2. Description of the Prior Art
The size and weight of space vehicles in general, and especially satellites, must be minimized for launch and for space operations where limited power is available. Therefore, any procedure or configuration which can be used to minimize weight and maximize the compactness of a structure is desirable. Aside from these two goals, considerations pertaining to weight distribution assuring proper balance are also important.
In an effort to satisfy all of these requirements, various deployment mechanisms and booms have been suggested in the prior art. One such attempt is shown in U.S. Pat. No. 3,326,497 issued to J. P. Michelson on June 20, 1967 which discloses a solar cell array wherein hingeably affixed panels are deployed by a plurality of motor drives cooperating with the hinges affixing the panels together. The motor drives are electrically powered and therefore add to the overall power consumption of the vehicle to which the array is mounted.

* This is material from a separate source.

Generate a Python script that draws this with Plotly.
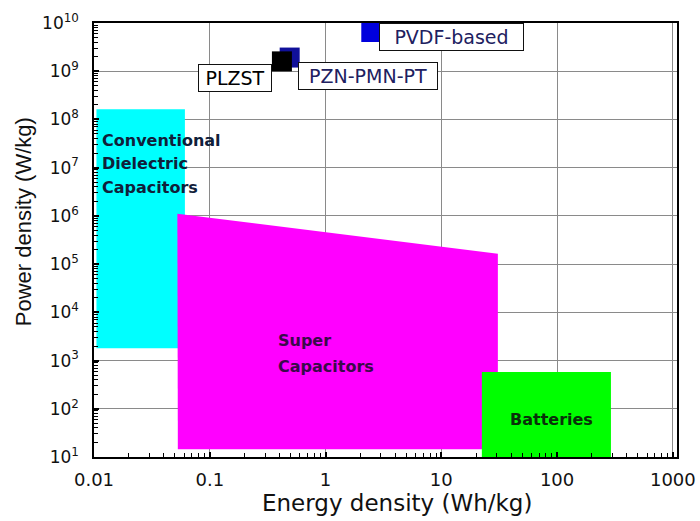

In addition, since a plurality motor drives are employed, this multiplicity adds to overall weight.
U.S. Pat. No. 3,525,483 issued to E. M. Van Alstyne on Aug. 25, 1970 discloses a deployment mechanism which comprises a plurality of a spring hinged panels which are cabled together by a cable and pulley arrangement. An electric motor drive is employed to move the cable so that the pulleys are rotated causing the panels to be extended. As in Michelson, the weight and the power consumption of an electric motor drive is not avoided.
U.S. Pat. No. 3,620,846 issued to T. O. Payne on Nov. 16, 1971 shows a deployable cell array which includes a plurality of independent modules each having a panel formed of a plurality of trapezoidal panel segments. A linear actuator is used to move the trapezoidal panel segments along an articulated track while a telescoping driven member is simultaneously employed to extend and therefore erect the trapezoidal sections.
The present invention eliminates the need for an electrically-powered motor drive and therefore eliminates the attendant power consumption and weight problems. The configuration of the present invention is therefore optimum since it also satisfies the needs of compactness and balance.